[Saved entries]
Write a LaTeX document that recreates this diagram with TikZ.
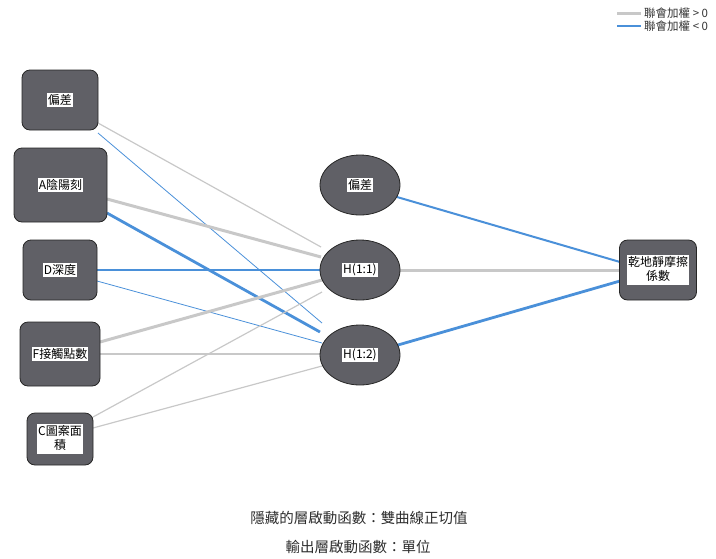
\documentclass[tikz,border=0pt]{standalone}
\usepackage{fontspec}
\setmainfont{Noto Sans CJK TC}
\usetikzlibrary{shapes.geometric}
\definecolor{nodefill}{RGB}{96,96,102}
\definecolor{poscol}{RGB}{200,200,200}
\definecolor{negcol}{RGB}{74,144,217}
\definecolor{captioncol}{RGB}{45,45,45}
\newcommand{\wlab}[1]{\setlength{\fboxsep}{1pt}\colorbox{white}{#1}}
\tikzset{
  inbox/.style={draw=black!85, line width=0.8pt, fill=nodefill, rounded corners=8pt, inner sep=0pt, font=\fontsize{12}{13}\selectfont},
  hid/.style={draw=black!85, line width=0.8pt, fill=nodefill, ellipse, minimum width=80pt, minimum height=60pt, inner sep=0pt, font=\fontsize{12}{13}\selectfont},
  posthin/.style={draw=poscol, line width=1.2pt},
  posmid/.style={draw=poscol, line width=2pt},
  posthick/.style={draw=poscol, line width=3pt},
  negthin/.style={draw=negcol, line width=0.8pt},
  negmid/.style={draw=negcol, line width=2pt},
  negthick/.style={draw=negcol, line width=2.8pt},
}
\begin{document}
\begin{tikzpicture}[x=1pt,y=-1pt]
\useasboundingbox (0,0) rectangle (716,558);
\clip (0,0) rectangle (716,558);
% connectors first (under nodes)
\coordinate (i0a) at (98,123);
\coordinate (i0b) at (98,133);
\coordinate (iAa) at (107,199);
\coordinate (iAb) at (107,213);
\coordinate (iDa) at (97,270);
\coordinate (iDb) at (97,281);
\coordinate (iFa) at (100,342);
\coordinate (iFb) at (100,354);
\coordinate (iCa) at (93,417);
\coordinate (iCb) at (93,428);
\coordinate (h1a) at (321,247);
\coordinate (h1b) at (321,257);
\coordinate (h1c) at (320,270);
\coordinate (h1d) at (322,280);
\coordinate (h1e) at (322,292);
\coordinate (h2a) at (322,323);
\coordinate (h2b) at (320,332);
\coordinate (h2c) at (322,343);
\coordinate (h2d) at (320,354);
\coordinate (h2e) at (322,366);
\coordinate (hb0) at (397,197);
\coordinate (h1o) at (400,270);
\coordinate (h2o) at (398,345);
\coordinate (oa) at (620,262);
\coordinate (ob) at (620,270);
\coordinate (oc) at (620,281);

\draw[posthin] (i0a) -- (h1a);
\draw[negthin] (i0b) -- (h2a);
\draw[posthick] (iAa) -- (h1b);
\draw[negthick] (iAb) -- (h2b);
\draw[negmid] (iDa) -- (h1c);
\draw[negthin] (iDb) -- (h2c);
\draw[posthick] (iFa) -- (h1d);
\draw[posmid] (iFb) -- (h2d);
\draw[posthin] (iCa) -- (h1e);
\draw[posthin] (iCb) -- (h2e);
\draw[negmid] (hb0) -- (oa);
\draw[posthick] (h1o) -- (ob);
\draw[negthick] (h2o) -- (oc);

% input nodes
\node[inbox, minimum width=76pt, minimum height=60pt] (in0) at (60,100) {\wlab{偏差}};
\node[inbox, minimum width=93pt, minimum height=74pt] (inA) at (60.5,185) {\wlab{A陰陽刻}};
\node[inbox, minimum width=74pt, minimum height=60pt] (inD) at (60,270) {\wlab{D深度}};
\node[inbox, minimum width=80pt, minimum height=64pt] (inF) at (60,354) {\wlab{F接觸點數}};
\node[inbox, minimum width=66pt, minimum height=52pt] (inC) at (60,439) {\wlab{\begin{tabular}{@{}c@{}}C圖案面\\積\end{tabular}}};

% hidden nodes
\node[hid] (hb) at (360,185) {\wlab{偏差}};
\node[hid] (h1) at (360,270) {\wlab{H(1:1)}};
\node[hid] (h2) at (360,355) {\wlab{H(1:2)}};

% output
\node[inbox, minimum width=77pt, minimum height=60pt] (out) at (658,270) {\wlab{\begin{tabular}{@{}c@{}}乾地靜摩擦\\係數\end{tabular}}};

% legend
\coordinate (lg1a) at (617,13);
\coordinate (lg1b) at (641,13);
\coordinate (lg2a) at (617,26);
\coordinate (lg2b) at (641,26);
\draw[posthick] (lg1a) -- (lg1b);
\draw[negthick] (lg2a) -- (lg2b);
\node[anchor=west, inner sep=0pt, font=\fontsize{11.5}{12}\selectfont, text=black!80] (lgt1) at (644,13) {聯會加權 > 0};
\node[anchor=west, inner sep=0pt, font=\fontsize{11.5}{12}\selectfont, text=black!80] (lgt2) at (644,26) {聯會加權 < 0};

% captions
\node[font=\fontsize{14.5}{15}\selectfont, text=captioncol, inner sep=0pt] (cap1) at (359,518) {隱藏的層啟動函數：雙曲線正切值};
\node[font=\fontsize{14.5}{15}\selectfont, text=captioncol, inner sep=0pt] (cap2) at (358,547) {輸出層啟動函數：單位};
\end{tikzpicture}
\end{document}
--
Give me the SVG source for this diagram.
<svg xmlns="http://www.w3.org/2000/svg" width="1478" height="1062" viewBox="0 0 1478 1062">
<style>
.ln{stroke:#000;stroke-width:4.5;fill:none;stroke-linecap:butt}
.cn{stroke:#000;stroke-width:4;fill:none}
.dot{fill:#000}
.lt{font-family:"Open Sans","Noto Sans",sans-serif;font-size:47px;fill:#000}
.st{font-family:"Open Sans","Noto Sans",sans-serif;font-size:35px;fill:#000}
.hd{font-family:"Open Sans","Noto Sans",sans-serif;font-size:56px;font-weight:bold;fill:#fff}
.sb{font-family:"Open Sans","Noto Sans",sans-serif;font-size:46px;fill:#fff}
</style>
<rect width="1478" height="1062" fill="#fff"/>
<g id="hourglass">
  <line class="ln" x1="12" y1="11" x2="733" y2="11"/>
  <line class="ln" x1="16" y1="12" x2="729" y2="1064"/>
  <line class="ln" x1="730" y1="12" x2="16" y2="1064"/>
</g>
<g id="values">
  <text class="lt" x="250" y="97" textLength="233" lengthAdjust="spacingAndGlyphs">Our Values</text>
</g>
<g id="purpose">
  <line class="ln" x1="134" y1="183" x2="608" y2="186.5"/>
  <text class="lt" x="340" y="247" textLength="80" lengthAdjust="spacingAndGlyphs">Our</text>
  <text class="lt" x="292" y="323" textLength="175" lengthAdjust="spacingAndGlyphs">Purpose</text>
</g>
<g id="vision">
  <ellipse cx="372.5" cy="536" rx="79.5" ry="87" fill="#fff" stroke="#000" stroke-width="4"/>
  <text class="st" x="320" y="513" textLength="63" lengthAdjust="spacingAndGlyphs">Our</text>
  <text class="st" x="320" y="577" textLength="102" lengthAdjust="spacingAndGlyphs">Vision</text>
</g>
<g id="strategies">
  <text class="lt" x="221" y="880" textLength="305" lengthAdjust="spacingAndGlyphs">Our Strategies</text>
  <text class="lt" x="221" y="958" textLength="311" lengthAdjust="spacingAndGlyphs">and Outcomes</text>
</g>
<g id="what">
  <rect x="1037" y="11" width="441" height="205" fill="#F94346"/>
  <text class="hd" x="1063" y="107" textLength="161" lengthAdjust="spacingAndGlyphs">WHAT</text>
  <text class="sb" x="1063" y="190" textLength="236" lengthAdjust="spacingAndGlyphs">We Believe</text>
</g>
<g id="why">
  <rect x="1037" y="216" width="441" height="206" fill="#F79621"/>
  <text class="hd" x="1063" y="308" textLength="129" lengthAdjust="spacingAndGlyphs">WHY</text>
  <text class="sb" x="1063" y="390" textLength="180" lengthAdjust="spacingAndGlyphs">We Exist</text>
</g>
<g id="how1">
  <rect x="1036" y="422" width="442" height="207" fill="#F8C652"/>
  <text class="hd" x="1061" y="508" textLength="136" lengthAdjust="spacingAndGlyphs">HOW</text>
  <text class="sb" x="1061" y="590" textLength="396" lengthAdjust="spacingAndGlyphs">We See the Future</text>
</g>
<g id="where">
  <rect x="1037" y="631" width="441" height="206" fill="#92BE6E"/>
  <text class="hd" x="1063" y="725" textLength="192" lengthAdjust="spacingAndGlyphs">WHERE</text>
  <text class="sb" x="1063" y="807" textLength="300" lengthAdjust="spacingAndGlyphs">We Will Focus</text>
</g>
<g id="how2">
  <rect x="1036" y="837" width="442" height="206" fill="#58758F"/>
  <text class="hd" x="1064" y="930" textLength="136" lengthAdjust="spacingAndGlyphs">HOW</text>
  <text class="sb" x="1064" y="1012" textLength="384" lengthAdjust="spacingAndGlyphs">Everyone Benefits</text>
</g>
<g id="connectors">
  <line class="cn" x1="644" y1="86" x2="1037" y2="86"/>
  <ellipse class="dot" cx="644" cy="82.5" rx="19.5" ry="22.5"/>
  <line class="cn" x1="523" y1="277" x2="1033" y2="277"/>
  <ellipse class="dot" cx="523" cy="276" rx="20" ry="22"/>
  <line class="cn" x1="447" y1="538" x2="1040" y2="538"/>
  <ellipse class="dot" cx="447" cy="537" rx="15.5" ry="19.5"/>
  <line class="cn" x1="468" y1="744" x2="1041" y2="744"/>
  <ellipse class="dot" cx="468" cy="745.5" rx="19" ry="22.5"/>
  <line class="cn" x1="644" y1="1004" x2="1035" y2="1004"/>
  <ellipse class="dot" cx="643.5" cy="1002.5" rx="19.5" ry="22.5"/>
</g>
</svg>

→ What needs to be done
Give back the exact lines above, running from the one that has "Write a LaTeX" through the one that has "(oc) at (620,281);", with nothing added and no pictures.

→ Answer for the task
Write a LaTeX document that recreates this diagram with TikZ.
\documentclass[tikz,border=0pt]{standalone}
\usepackage{fontspec}
\setmainfont{Noto Sans CJK TC}
\usetikzlibrary{shapes.geometric}
\definecolor{nodefill}{RGB}{96,96,102}
\definecolor{poscol}{RGB}{200,200,200}
\definecolor{negcol}{RGB}{74,144,217}
\definecolor{captioncol}{RGB}{45,45,45}
\newcommand{\wlab}[1]{\setlength{\fboxsep}{1pt}\colorbox{white}{#1}}
\tikzset{
  inbox/.style={draw=black!85, line width=0.8pt, fill=nodefill, rounded corners=8pt, inner sep=0pt, font=\fontsize{12}{13}\selectfont},
  hid/.style={draw=black!85, line width=0.8pt, fill=nodefill, ellipse, minimum width=80pt, minimum height=60pt, inner sep=0pt, font=\fontsize{12}{13}\selectfont},
  posthin/.style={draw=poscol, line width=1.2pt},
  posmid/.style={draw=poscol, line width=2pt},
  posthick/.style={draw=poscol, line width=3pt},
  negthin/.style={draw=negcol, line width=0.8pt},
  negmid/.style={draw=negcol, line width=2pt},
  negthick/.style={draw=negcol, line width=2.8pt},
}
\begin{document}
\begin{tikzpicture}[x=1pt,y=-1pt]
\useasboundingbox (0,0) rectangle (716,558);
\clip (0,0) rectangle (716,558);
% connectors first (under nodes)
\coordinate (i0a) at (98,123);
\coordinate (i0b) at (98,133);
\coordinate (iAa) at (107,199);
\coordinate (iAb) at (107,213);
\coordinate (iDa) at (97,270);
\coordinate (iDb) at (97,281);
\coordinate (iFa) at (100,342);
\coordinate (iFb) at (100,354);
\coordinate (iCa) at (93,417);
\coordinate (iCb) at (93,428);
\coordinate (h1a) at (321,247);
\coordinate (h1b) at (321,257);
\coordinate (h1c) at (320,270);
\coordinate (h1d) at (322,280);
\coordinate (h1e) at (322,292);
\coordinate (h2a) at (322,323);
\coordinate (h2b) at (320,332);
\coordinate (h2c) at (322,343);
\coordinate (h2d) at (320,354);
\coordinate (h2e) at (322,366);
\coordinate (hb0) at (397,197);
\coordinate (h1o) at (400,270);
\coordinate (h2o) at (398,345);
\coordinate (oa) at (620,262);
\coordinate (ob) at (620,270);
\coordinate (oc) at (620,281);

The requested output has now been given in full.